Speaker: Marc Brockschmidt (MSR Cambridge)

Title: Editing Sequences by Copying Spans

Abstract: Neural sequence-to-sequence models are finding increasing use in editing of documents, for example in correcting a text document or repairing source code. In this paper, we argue that existing seq2seq models (with a facility to copy single tokens) are not a natural fit for such tasks, as they have to explicitly copy each unchanged token. We present an extension of seq2seq models capable of copying entire spans of the input to the output in one step, greatly reducing the number of decisions required during inference. This extension means that there are now many ways of generating the same output, which we handle by deriving a new objective for training and a variation of beam search for inference that explicitly handle this problem.

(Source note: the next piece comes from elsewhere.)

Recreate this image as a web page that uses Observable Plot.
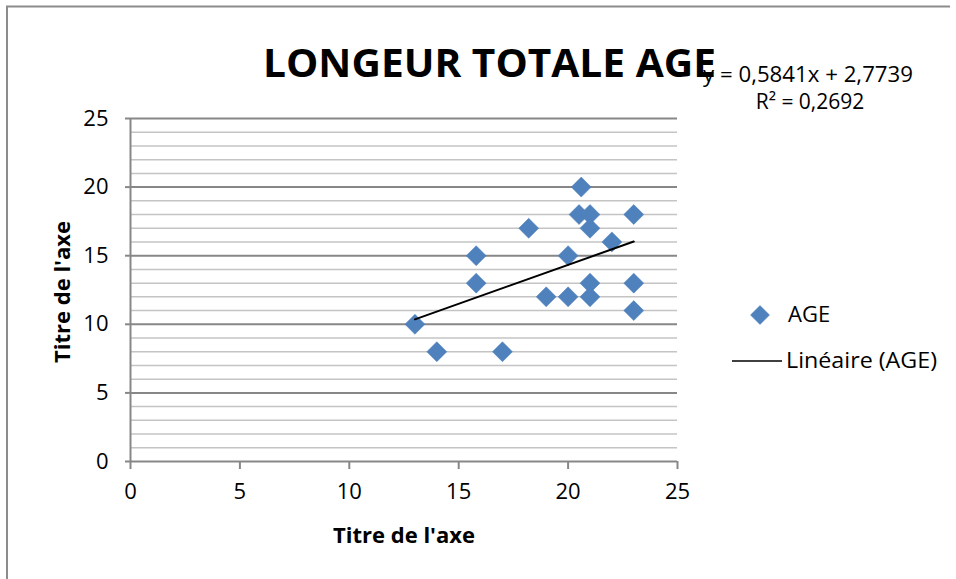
<!DOCTYPE html>
<html>
<head>
<meta charset="utf-8">
<script src="https://cdn.jsdelivr.net/npm/d3@7"></script>
<script src="https://cdn.jsdelivr.net/npm/@observablehq/plot@0.6"></script>
<style>
  html, body { margin: 0; padding: 0; background: #fff; }
  #wrap { position: relative; width: 956px; height: 579px; overflow: hidden; background: #fff; }
  #wrap > svg { position: absolute; left: 0; top: 0; }
</style>
</head>
<body>
<div id="wrap"></div>
<script>
// ---- data ----
const longueur = [20.6, 20.5, 21, 23, 18.2, 21, 22, 15.8, 20, 15.8, 21, 23, 19, 20, 21, 23, 13, 14, 17];
const age      = [20, 18, 18, 18, 17, 17, 16, 15, 15, 13, 13, 13, 12, 12, 12, 11, 10, 8, 8];
const xTicks = [0, 5, 10, 15, 20, 25];
const yTicks = [0, 5, 10, 15, 20, 25];
const yMinor = [1, 2, 3, 4, 6, 7, 8, 9, 11, 12, 13, 14, 16, 17, 18, 19, 21, 22, 23, 24];
const titleText = "LONGEUR TOTALE AGE";
const axisTitle = "Titre de l'axe";
const equation = "y = 0,5841x + 2,7739";
const rSquared = "R² = 0,2692";
const seriesName = "AGE";
const trendName = "Linéaire (AGE)";

const data = longueur.map((x, i) => ({x, y: age[i]}));

const FONT = "'Open Sans', 'Noto Sans', sans-serif";
const BLUE = "#4f81bd";
const GRID_MAJOR = "#878787";
const GRID_MINOR = "#c4c4c4";

const chart = Plot.plot({
  width: 956,
  height: 579,
  marginLeft: 130,
  marginRight: 279,
  marginTop: 118,
  marginBottom: 118,
  style: {fontFamily: FONT, fontSize: "22px", color: "black", background: "transparent", overflow: "visible"},
  x: {domain: [0, 25]},
  y: {domain: [0, 25]},
  marks: [
    Plot.ruleY(yMinor, {stroke: GRID_MINOR, strokeWidth: 1.5}),
    Plot.ruleY(yTicks.filter(d => d > 0), {stroke: GRID_MAJOR, strokeWidth: 2}),
    Plot.axisY({ticks: yTicks, tickSize: 5, tickPadding: 17, stroke: GRID_MAJOR, strokeWidth: 2, label: null, fill: "black", fontSize: 22}),
    Plot.axisX({ticks: xTicks, tickSize: 8, tickPadding: 14, stroke: GRID_MAJOR, strokeWidth: 2, label: null, fill: "black", fontSize: 22}),
    Plot.ruleX([0], {stroke: GRID_MAJOR, strokeWidth: 2}),
    Plot.ruleY([0], {stroke: GRID_MAJOR, strokeWidth: 2}),
    Plot.dot(data, {x: "x", y: "y", symbol: "diamond2", r: 9, fill: BLUE, stroke: "#4a7ebb", strokeWidth: 0.5}),
    Plot.linearRegressionY(data, {x: "x", y: "y", stroke: "black", strokeWidth: 2, ci: 0})
  ]
});

const wrap = document.getElementById("wrap");
wrap.appendChild(chart);

// ---- overlay: frame, title, equation, legend, axis titles ----
const ns = "http://www.w3.org/2000/svg";
const ov = document.createElementNS(ns, "svg");
ov.setAttribute("width", 956);
ov.setAttribute("height", 579);
ov.style.fontFamily = FONT;
wrap.appendChild(ov);

function el(tag, attrs, text) {
  const e = document.createElementNS(ns, tag);
  for (const k in attrs) e.setAttribute(k, attrs[k]);
  if (text != null) e.textContent = text;
  ov.appendChild(e);
  return e;
}

// chart frame (top and left visible)
el("path", {d: "M7,579 V6.5 H950", fill: "none", stroke: "#8c8c8c", "stroke-width": 2});

// title
el("text", {x: 263, y: 77, "font-size": 40, "font-weight": 700, fill: "black",
  textLength: 453, lengthAdjust: "spacingAndGlyphs"}, titleText);

// equation
el("text", {x: 808, y: 82, "font-size": 21, "text-anchor": "middle", fill: "black",
  textLength: 210, lengthAdjust: "spacingAndGlyphs"}, equation);
el("text", {x: 810, y: 109, "font-size": 21, "text-anchor": "middle", fill: "black"}, rSquared);

// axis titles
el("text", {x: 404, y: 543, "font-size": 22, "font-weight": 700, "text-anchor": "middle", fill: "black",
  textLength: 142, lengthAdjust: "spacingAndGlyphs"}, axisTitle);
el("text", {x: 0, y: 0, "font-size": 22, "font-weight": 700, "text-anchor": "middle", fill: "black",
  textLength: 142, lengthAdjust: "spacingAndGlyphs",
  transform: "translate(70,292) rotate(-90)"}, axisTitle);

// legend
el("path", {d: "M760,305.5 L769.5,315 L760,324.5 L750.5,315 Z", fill: BLUE, stroke: "#4a7ebb", "stroke-width": 0.5});
el("text", {x: 788, y: 322, "font-size": 22, fill: "black"}, seriesName);
el("line", {x1: 732, x2: 782, y1: 361, y2: 361, stroke: "black", "stroke-width": 1.5});
el("text", {x: 786, y: 368, "font-size": 22, fill: "black", textLength: 151, lengthAdjust: "spacingAndGlyphs"}, trendName);
</script>
</body>
</html>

Speaker: Vincent Dutordoir (Prowler)

Title: Bayesian Image Classification with Deep Convolutional Gaussian Processes

Abstract: There is a lot of focus on Bayesian deep learning at the moment, with many researchers tackling this problem by building on top of neural networks and making the inference look more Bayesian. In this talk, I’m going to follow a different strategy and use a Gaussian process, which is a well-understood probabilistic method with many attractive properties, as a primitive building block to construct fully Bayesian deep learning models. We show that the accuracy of these Bayesian methods, and the quality of their posterior uncertainties, depend strongly on the suitability of the modelling assumptions made in the prior, and that Bayesian inference by itself is often not enough. This motivates the development of a novel convolutional kernel, which leads to improved uncertainty and accuracy on a range of different problems.

This talk is part of the Microsoft Research Cambridge, public talks series.